## MATERIAL

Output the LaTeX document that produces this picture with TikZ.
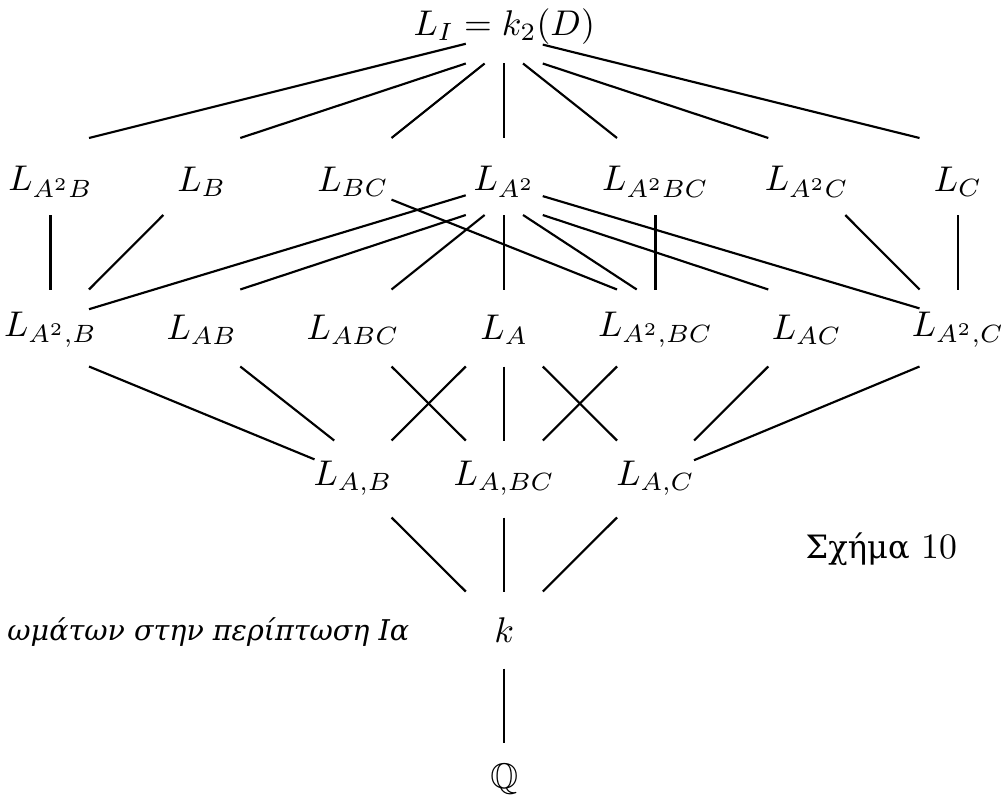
\documentclass[tikz,border=0pt]{standalone}
\usepackage{amssymb}
\usepackage{fontspec}
\newfontfamily\grkserif{DejaVu Serif}
\usetikzlibrary{calc}
\begin{document}
\begin{tikzpicture}[x=0.28pt,y=-0.28pt,
  box/.style={draw=none,rectangle,minimum width=21.56pt,minimum height=21.56pt,inner sep=0pt,outer sep=0pt},
  lbl/.style={inner sep=0pt,yshift=#1},
  edge/.style={line width=0.6pt}]
\useasboundingbox (0,0) rectangle (1001,801);
% row 0
\node[box,label={[lbl=-0.4pt,name=T-t]center:$L_I = k_2(D)$}] (T) at (504.25,25) {};
% row 1
\node[box,label={[lbl=-1.5pt,name=A2B-t]center:$L_{A^2B}$}] (A2B) at (50.5,176.5) {};
\node[box,label={[lbl=-1.5pt,name=B-t]center:$L_{B}$}] (B) at (201.75,176.5) {};
\node[box,label={[lbl=-1.5pt,name=BC-t]center:$L_{BC}$}] (BC) at (353,176.5) {};
\node[box,label={[lbl=-1.5pt,name=A2-t]center:$L_{A^2}$}] (A2) at (504.25,176.5) {};
\node[box,label={[lbl=-1.5pt,name=A2BC-t]center:$L_{A^2BC}$}] (A2BC) at (655.5,176.5) {};
\node[box,label={[lbl=-1.5pt,name=A2C-t]center:$L_{A^2C}$}] (A2C) at (806.75,176.5) {};
\node[box,label={[lbl=-1.5pt,name=C-t]center:$L_{C}$}] (C) at (958,176.5) {};
% row 2
\node[box,label={[lbl=-0.5pt,name=A2cB-t]center:$L_{A^2,B}$}] (A2cB) at (50.5,328) {};
\node[box,label={[lbl=-0.5pt,name=AB-t]center:$L_{AB}$}] (AB) at (201.75,328) {};
\node[box,label={[lbl=-0.5pt,name=ABC-t]center:$L_{ABC}$}] (ABC) at (353,328) {};
\node[box,label={[lbl=-0.5pt,name=A-t]center:$L_{A}$}] (A) at (504.25,328) {};
\node[box,label={[lbl=-0.5pt,name=A2cBC-t]center:$L_{A^2,BC}$}] (A2cBC) at (655.5,328) {};
\node[box,label={[lbl=-0.5pt,name=AC-t]center:$L_{AC}$}] (AC) at (806.75,328) {};
\node[box,label={[lbl=-0.5pt,name=A2cC-t]center:$L_{A^2,C}$}] (A2cC) at (958,328) {};
% row 3
\node[box,label={[lbl=0.2pt,name=AcB-t]center:$L_{A,B}$}] (AcB) at (353,479) {};
\node[box,label={[lbl=0.2pt,name=AcBC-t]center:$L_{A,BC}$}] (AcBC) at (504.25,479) {};
\node[box,label={[lbl=0.2pt,name=AcC-t]center:$L_{A,C}$}] (AcC) at (655.5,479) {};
% rows 4, 5
\node[box,label={[lbl=0pt,name=k-t]center:$k$}] (k) at (504.25,630) {};
\node[box,label={[lbl=0.5pt,name=Q-t]center:$\mathbb{Q}$}] (Q) at (504.25,781) {};
% texts
\node[inner sep=0pt,anchor=base east] (cap) at (410,640) {\grkserif\itshape\fontsize{8}{10}\selectfont ωμάτων στην περίπτωση Ια};
\node[inner sep=0pt,anchor=base west] (fig) at (805,558) {{\grkserif\fontsize{9}{11}\selectfont Σχήμα} 10};
% edges from top
\draw[edge] (T.206.57) -- (A2B.north east);
\draw[edge] (T.south west) -- (B.north east);
\draw[edge] (T.243.43) -- (BC.north east);
\draw[edge] (T.south) -- (A2.north);
\draw[edge] (T.296.57) -- (A2BC.north west);
\draw[edge] (T.south east) -- (A2C.north west);
\draw[edge] (T.333.43) -- (C.north west);
% row 1 to row 2
\draw[edge] (A2B.south) -- (A2cB.north);
\draw[edge] (B.south west) -- (A2cB.north east);
\draw[edge] (BC.329.04) -- (A2cBC.north west);
\draw[edge] (A2.206.57) -- (A2cB.26.57);
\draw[edge] (A2.south west) -- (AB.north east);
\draw[edge] (A2.243.43) -- (ABC.north east);
\draw[edge] (A2.south) -- (A.north);
\draw[edge] (A2.296.57) -- (A2cBC.116.57);
\draw[edge] (A2.south east) -- (AC.north west);
\draw[edge] (A2.333.43) -- (A2cC.153.43);
\draw[edge] (A2BC.south) -- (A2cBC.north);
\draw[edge] (A2C.south east) -- (A2cC.north west);
\draw[edge] (C.south) -- (A2cC.north);
% row 2 to row 3
\draw[edge] (A2cB.south east) -- (AcB.153.43);
\draw[edge] (AB.south east) -- (AcB.116.57);
\draw[edge] (ABC.south east) -- (AcBC.north west);
\draw[edge] (A.south west) -- (AcB.north east);
\draw[edge] (A.south) -- (AcBC.north);
\draw[edge] (A.south east) -- (AcC.north west);
\draw[edge] (A2cBC.south west) -- (AcBC.north east);
\draw[edge] (AC.south west) -- (AcC.north east);
\draw[edge] (A2cC.south west) -- (AcC.26.57);
% row 3 to k, k to Q
\draw[edge] (AcB.south east) -- (k.north west);
\draw[edge] (AcBC.south) -- (k.north);
\draw[edge] (AcC.south west) -- (k.north east);
\draw[edge] (k.south) -- (Q.north);
\end{tikzpicture}
\end{document}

## WHAT THIS TASK INVOLVES
Write out the whole listing again, exactly, with no pictures.

## EXPECTED ANSWER
Output the LaTeX document that produces this picture with TikZ.
\documentclass[tikz,border=0pt]{standalone}
\usepackage{amssymb}
\usepackage{fontspec}
\newfontfamily\grkserif{DejaVu Serif}
\usetikzlibrary{calc}
\begin{document}
\begin{tikzpicture}[x=0.28pt,y=-0.28pt,
  box/.style={draw=none,rectangle,minimum width=21.56pt,minimum height=21.56pt,inner sep=0pt,outer sep=0pt},
  lbl/.style={inner sep=0pt,yshift=#1},
  edge/.style={line width=0.6pt}]
\useasboundingbox (0,0) rectangle (1001,801);
% row 0
\node[box,label={[lbl=-0.4pt,name=T-t]center:$L_I = k_2(D)$}] (T) at (504.25,25) {};
% row 1
\node[box,label={[lbl=-1.5pt,name=A2B-t]center:$L_{A^2B}$}] (A2B) at (50.5,176.5) {};
\node[box,label={[lbl=-1.5pt,name=B-t]center:$L_{B}$}] (B) at (201.75,176.5) {};
\node[box,label={[lbl=-1.5pt,name=BC-t]center:$L_{BC}$}] (BC) at (353,176.5) {};
\node[box,label={[lbl=-1.5pt,name=A2-t]center:$L_{A^2}$}] (A2) at (504.25,176.5) {};
\node[box,label={[lbl=-1.5pt,name=A2BC-t]center:$L_{A^2BC}$}] (A2BC) at (655.5,176.5) {};
\node[box,label={[lbl=-1.5pt,name=A2C-t]center:$L_{A^2C}$}] (A2C) at (806.75,176.5) {};
\node[box,label={[lbl=-1.5pt,name=C-t]center:$L_{C}$}] (C) at (958,176.5) {};
% row 2
\node[box,label={[lbl=-0.5pt,name=A2cB-t]center:$L_{A^2,B}$}] (A2cB) at (50.5,328) {};
\node[box,label={[lbl=-0.5pt,name=AB-t]center:$L_{AB}$}] (AB) at (201.75,328) {};
\node[box,label={[lbl=-0.5pt,name=ABC-t]center:$L_{ABC}$}] (ABC) at (353,328) {};
\node[box,label={[lbl=-0.5pt,name=A-t]center:$L_{A}$}] (A) at (504.25,328) {};
\node[box,label={[lbl=-0.5pt,name=A2cBC-t]center:$L_{A^2,BC}$}] (A2cBC) at (655.5,328) {};
\node[box,label={[lbl=-0.5pt,name=AC-t]center:$L_{AC}$}] (AC) at (806.75,328) {};
\node[box,label={[lbl=-0.5pt,name=A2cC-t]center:$L_{A^2,C}$}] (A2cC) at (958,328) {};
% row 3
\node[box,label={[lbl=0.2pt,name=AcB-t]center:$L_{A,B}$}] (AcB) at (353,479) {};
\node[box,label={[lbl=0.2pt,name=AcBC-t]center:$L_{A,BC}$}] (AcBC) at (504.25,479) {};
\node[box,label={[lbl=0.2pt,name=AcC-t]center:$L_{A,C}$}] (AcC) at (655.5,479) {};
% rows 4, 5
\node[box,label={[lbl=0pt,name=k-t]center:$k$}] (k) at (504.25,630) {};
\node[box,label={[lbl=0.5pt,name=Q-t]center:$\mathbb{Q}$}] (Q) at (504.25,781) {};
% texts
\node[inner sep=0pt,anchor=base east] (cap) at (410,640) {\grkserif\itshape\fontsize{8}{10}\selectfont ωμάτων στην περίπτωση Ια};
\node[inner sep=0pt,anchor=base west] (fig) at (805,558) {{\grkserif\fontsize{9}{11}\selectfont Σχήμα} 10};
% edges from top
\draw[edge] (T.206.57) -- (A2B.north east);
\draw[edge] (T.south west) -- (B.north east);
\draw[edge] (T.243.43) -- (BC.north east);
\draw[edge] (T.south) -- (A2.north);
\draw[edge] (T.296.57) -- (A2BC.north west);
\draw[edge] (T.south east) -- (A2C.north west);
\draw[edge] (T.333.43) -- (C.north west);
% row 1 to row 2
\draw[edge] (A2B.south) -- (A2cB.north);
\draw[edge] (B.south west) -- (A2cB.north east);
\draw[edge] (BC.329.04) -- (A2cBC.north west);
\draw[edge] (A2.206.57) -- (A2cB.26.57);
\draw[edge] (A2.south west) -- (AB.north east);
\draw[edge] (A2.243.43) -- (ABC.north east);
\draw[edge] (A2.south) -- (A.north);
\draw[edge] (A2.296.57) -- (A2cBC.116.57);
\draw[edge] (A2.south east) -- (AC.north west);
\draw[edge] (A2.333.43) -- (A2cC.153.43);
\draw[edge] (A2BC.south) -- (A2cBC.north);
\draw[edge] (A2C.south east) -- (A2cC.north west);
\draw[edge] (C.south) -- (A2cC.north);
% row 2 to row 3
\draw[edge] (A2cB.south east) -- (AcB.153.43);
\draw[edge] (AB.south east) -- (AcB.116.57);
\draw[edge] (ABC.south east) -- (AcBC.north west);
\draw[edge] (A.south west) -- (AcB.north east);
\draw[edge] (A.south) -- (AcBC.north);
\draw[edge] (A.south east) -- (AcC.north west);
\draw[edge] (A2cBC.south west) -- (AcBC.north east);
\draw[edge] (AC.south west) -- (AcC.north east);
\draw[edge] (A2cC.south west) -- (AcC.26.57);
% row 3 to k, k to Q
\draw[edge] (AcB.south east) -- (k.north west);
\draw[edge] (AcBC.south) -- (k.north);
\draw[edge] (AcC.south west) -- (k.north east);
\draw[edge] (k.south) -- (Q.north);
\end{tikzpicture}
\end{document}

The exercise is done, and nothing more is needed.